Le nombre des cagnades ou exploitations augmente journellement l’émigration, bien loin de se ralentir, prend chaque mois des proportions nouvelles ; mais, si grande que soit déjà la population des mineurs, il y a place encore pour des milliers d’aventuriers. Quel ravin ne contient pas de l’or en plus ou moins grande quantité ? quelle rivière, quel ruisseau n’en charrie pas, mêlé au sable et au gravier de son lit ? et l’on sait quelles sont l’activité infatigable et l’avidité sans pareille de la race anglo-américaine ! Chaque jouer, les courses que j’entreprends dans les montagnes qui séparent Stockton de Sonora et de Murphy me font découvrir des tentes là où la veille il n’y avait que des sapins et des rochers.

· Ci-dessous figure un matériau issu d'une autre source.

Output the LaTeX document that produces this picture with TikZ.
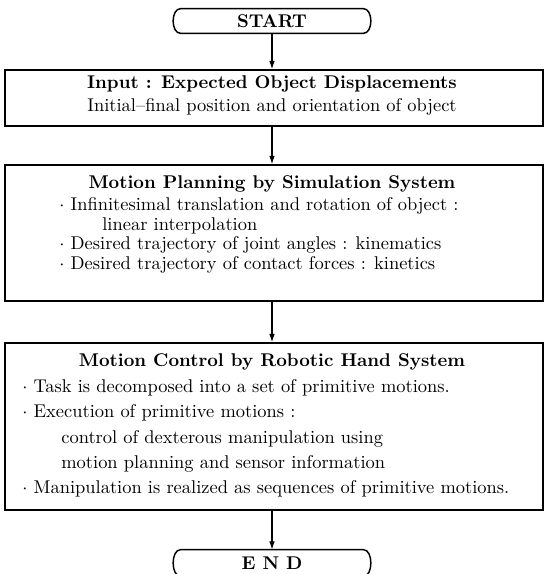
\documentclass[tikz,border=0pt]{standalone}
\usetikzlibrary{arrows.meta}
\begin{document}
\begin{tikzpicture}[x=0.542pt,y=-0.542pt,
  box/.style={draw, line width=0.8pt, minimum width=538*0.542pt, inner sep=0pt},
  term/.style={minimum width=182*0.542pt, minimum height=24*0.542pt, inner sep=0pt, font=\bfseries},
  termline/.style={line width=0.8pt, line join=round},
  arr/.style={line width=0.6pt, -{Latex[length=4.5pt,width=3pt]}},
  ttl/.style={anchor=mid, font=\bfseries, inner sep=0pt},
  txt/.style={anchor=mid west, inner sep=0pt},
  ctr/.style={anchor=mid, inner sep=0pt}]
\useasboundingbox (0,0) rectangle (546,574);
% terminals and boxes
\node[term] (start) at (272,21) {START};
\draw[termline] (start.north west) -- (start.north east)
  .. controls +(10,0) and +(10,0) .. (start.south east) -- (start.south west)
  .. controls +(-10,0) and +(-10,0) .. cycle;
\node[box, minimum height=56*0.542pt] (input) at (274,98) {};
\node[box, minimum height=136*0.542pt] (plan) at (274,233) {};
\node[box, minimum height=167*0.542pt] (ctrl) at (274,426.5) {};
\node[term, minimum height=26*0.542pt] (end) at (272,563) {E N D};
\draw[termline] (end.north west) -- (end.north east)
  .. controls +(10,0) and +(10,0) .. (end.south east) -- (end.south west)
  .. controls +(-10,0) and +(-10,0) .. cycle;
% input text
\node[ttl] (inT) at (272,85) {Input : Expected Object Displacements};
\node[ctr] (inS) at (272,108) {Initial--final position and orientation of object};
% planning text
\node[ttl] (plT) at (272,185) {Motion Planning by Simulation System};
\node[txt] (pl1) at (59,207) {$\cdot$ Infinitesimal translation and rotation of object :};
\node[txt] (pl2) at (102,226.5) {linear interpolation};
\node[txt] (pl3) at (59,246) {$\cdot$ Desired trajectory of joint angles : kinematics};
\node[txt] (pl4) at (59,265.5) {$\cdot$ Desired trajectory of contact forces : kinetics};
% control text
\node[ttl] (ctT) at (272,363) {Motion Control by Robotic Hand System};
\node[txt] (ct1) at (22,389) {$\cdot$ Task is decomposed into a set of primitive motions.};
\node[txt] (ct2) at (22,414) {$\cdot$ Execution of primitive motions :};
\node[txt] (ct3) at (61,440) {control of dexterous manipulation using};
\node[txt] (ct4) at (61,465) {motion planning and sensor information};
\node[txt] (ct5) at (22,490) {$\cdot$ Manipulation is realized as sequences of primitive motions.};
% connectors
\draw[arr] (start.south) -- (start.south |- input.north);
\draw[arr] (start.south |- input.south) -- (start.south |- plan.north);
\draw[arr] (start.south |- plan.south) -- (start.south |- ctrl.north);
\draw[arr] (start.south |- ctrl.south) -- (end.north);
\end{tikzpicture}
\end{document}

Tout ce que les États-Unis, et non-seulement les États-Unis, mais encore le Mexique, le Pérou, le Chili, la Colombie, le Canada, renferment d’esprits aventureux, d’individualités déclassées, de bandits, tous ces hommes qui ont eu par-ci par-là des démêlés avec la justice, et qui ne savent à quoi employer une existence surveillée de trop près, vont demander la fortune ou tout au moins la liberté à la Californie. Un assez long-temps se passera avant que l’action des lois régularise ce mouvement et assure la sécurité aux travailleurs. Qu’importe aux États-Unis ? Ils ont mis un droit sur la sortie de l’or ; le fisc américain est satisfait, le reste l’inquiète peu. Le gouvernement de l’Union attend que le temps fasse son œuvre, et ne se charge pas de civiliser les flibustiers des placers. Il les laisse jouer et boire. Il sait qu’un jour viendra où les chercheurs d’or auront assez fouillé les ravins, et où les moissons couvriront le territoire des placers. Alors à cette population d’aventuriers succédera une population de laboureurs pareille à cette vigoureuse race qui a jeté les premières et fortes bases de la république américaine.


ALEXANDRE ACHARD.

Murphy, 1er juin 1850.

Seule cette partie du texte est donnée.